◆ **TO BE DONE**
Will you output the entries below exactly, skipping every image they contain?

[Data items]
-------------------------

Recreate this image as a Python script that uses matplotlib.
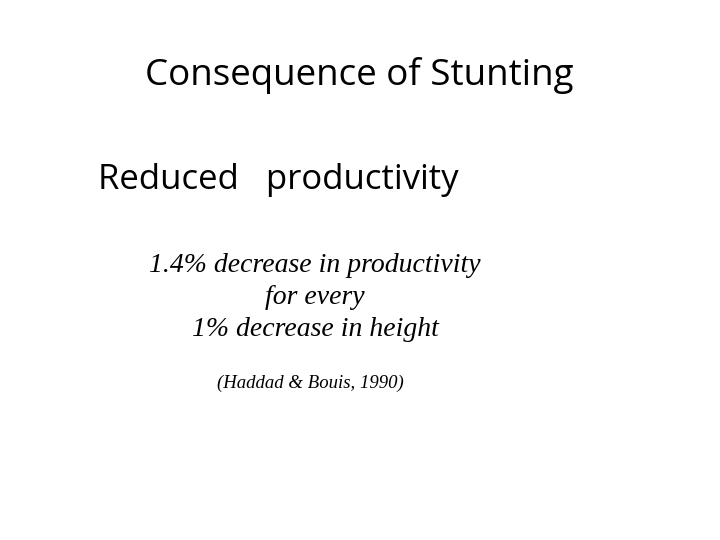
import matplotlib
matplotlib.use("Agg")
import matplotlib.pyplot as plt

title = "Consequence of Stunting"
subtitle = "Reduced   productivity"
body_lines = ["1.4% decrease in productivity", "for every", "1% decrease in height"]
citation = "(Haddad & Bouis, 1990)"

fig = plt.figure(figsize=(7.2, 5.4), dpi=100)
fig.patch.set_facecolor("white")

def px(x, y):
    return x / 720, 1 - y / 540

fig.text(*px(359, 75), title, ha="center", va="center", fontsize=26.5, family="Open Sans")
fig.text(*px(98, 180), subtitle, ha="left", va="center", fontsize=25, family="Open Sans")
for y, line in zip([265, 297, 329], body_lines):
    fig.text(*px(315, y), line, ha="center", va="center", fontsize=20,
             family="Liberation Serif", style="italic")
fig.text(*px(310, 383), citation, ha="center", va="center", fontsize=13.5,
         family="Liberation Serif", style="italic")

fig.savefig("out.png", dpi=100)
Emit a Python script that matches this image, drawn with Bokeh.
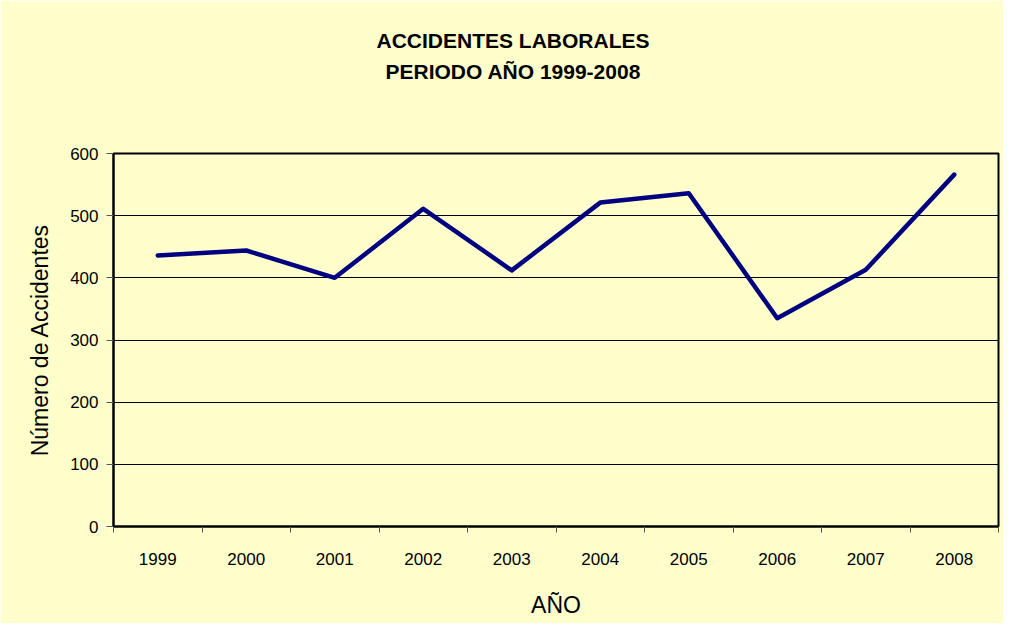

-------------------------

◆ **OUTPUT OF THE EXERCISE**
Recreate this image as a Python script that uses matplotlib.
import matplotlib
matplotlib.use("Agg")
import matplotlib.pyplot as plt

title = "Consequence of Stunting"
subtitle = "Reduced   productivity"
body_lines = ["1.4% decrease in productivity", "for every", "1% decrease in height"]
citation = "(Haddad & Bouis, 1990)"

fig = plt.figure(figsize=(7.2, 5.4), dpi=100)
fig.patch.set_facecolor("white")

def px(x, y):
    return x / 720, 1 - y / 540

fig.text(*px(359, 75), title, ha="center", va="center", fontsize=26.5, family="Open Sans")
fig.text(*px(98, 180), subtitle, ha="left", va="center", fontsize=25, family="Open Sans")
for y, line in zip([265, 297, 329], body_lines):
    fig.text(*px(315, y), line, ha="center", va="center", fontsize=20,
             family="Liberation Serif", style="italic")
fig.text(*px(310, 383), citation, ha="center", va="center", fontsize=13.5,
         family="Liberation Serif", style="italic")

fig.savefig("out.png", dpi=100)
Emit a Python script that matches this image, drawn with Bokeh.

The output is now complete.